When you run this application, you may see no parallelism if you are running on a machine with only one core or if the machine is busy running other applications.

Independent of whether you see speedup, you will likely observe that the code is incorrect. In the two-thread run, the application inserted 1 key in phase 1 that phase 2 couldn't find. When we run the application on our four-core machine with 4 threads:

2: put time = 1.516581
1: put time = 1.529754
0: put time = 1.816878
3: put time = 2.113230
2: get time = 15.635937
2: 21 keys missing
3: get time = 15.694796
3: 21 keys missing
1: get time = 15.714341
1: 21 keys missing
0: get time = 15.746386
0: 21 keys missing
completion time = 17.866878

Two points: 1) The completion time is about the same as for 2 threads, but this run did twice as many gets as with 2 threads; we are achieving good parallelism. 2) More keys are missing. In your runs, there may be more or fewer keys missing. There may be even 0 keys missing in some runs. If you run with 1 thread, there will never be any keys missing. Why are there missing keys with 2 or more threads, but not with 1 thread? Identify a sequence of events that can lead to keys missing for 2 threads.

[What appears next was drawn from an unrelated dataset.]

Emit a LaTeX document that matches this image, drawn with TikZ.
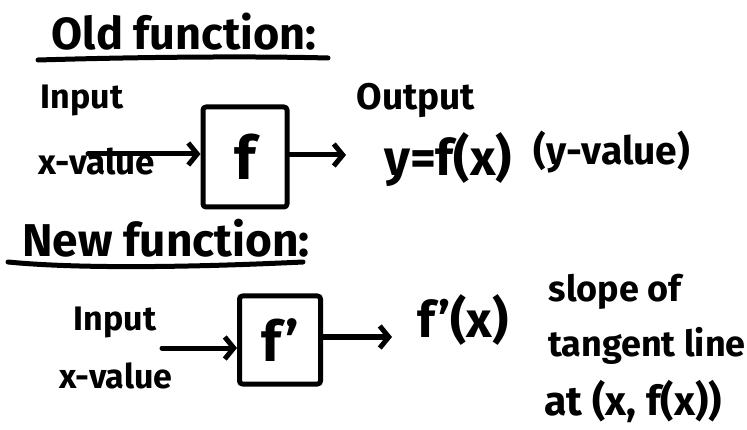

To avoid this sequence of events, insert lock and unlock statements in put and get so that the number of keys missing is always 0. The relevant pthread calls are (for more see the manual pages, man pthread):

pthread_mutex_t lock;     // declare a lock
pthread_mutex_init(&lock, NULL);   // initialize the lock
pthread_mutex_lock(&lock);  // acquire lock
pthread_mutex_unlock(&lock);  // release lock

Test your code first with 1 thread, then test it with 2 threads. Is it correct (i.e. have you eliminated missing keys?)? Is the two-threaded version faster than the single-threaded version?

Modify your code so that get operations run in parallel while maintaining correctness. (Hint: are the locks in get necessary for correctness in this application?)

Modify your code so that some put operations run in parallel while maintaining correctness. (Hint: would a lock per bucket work?)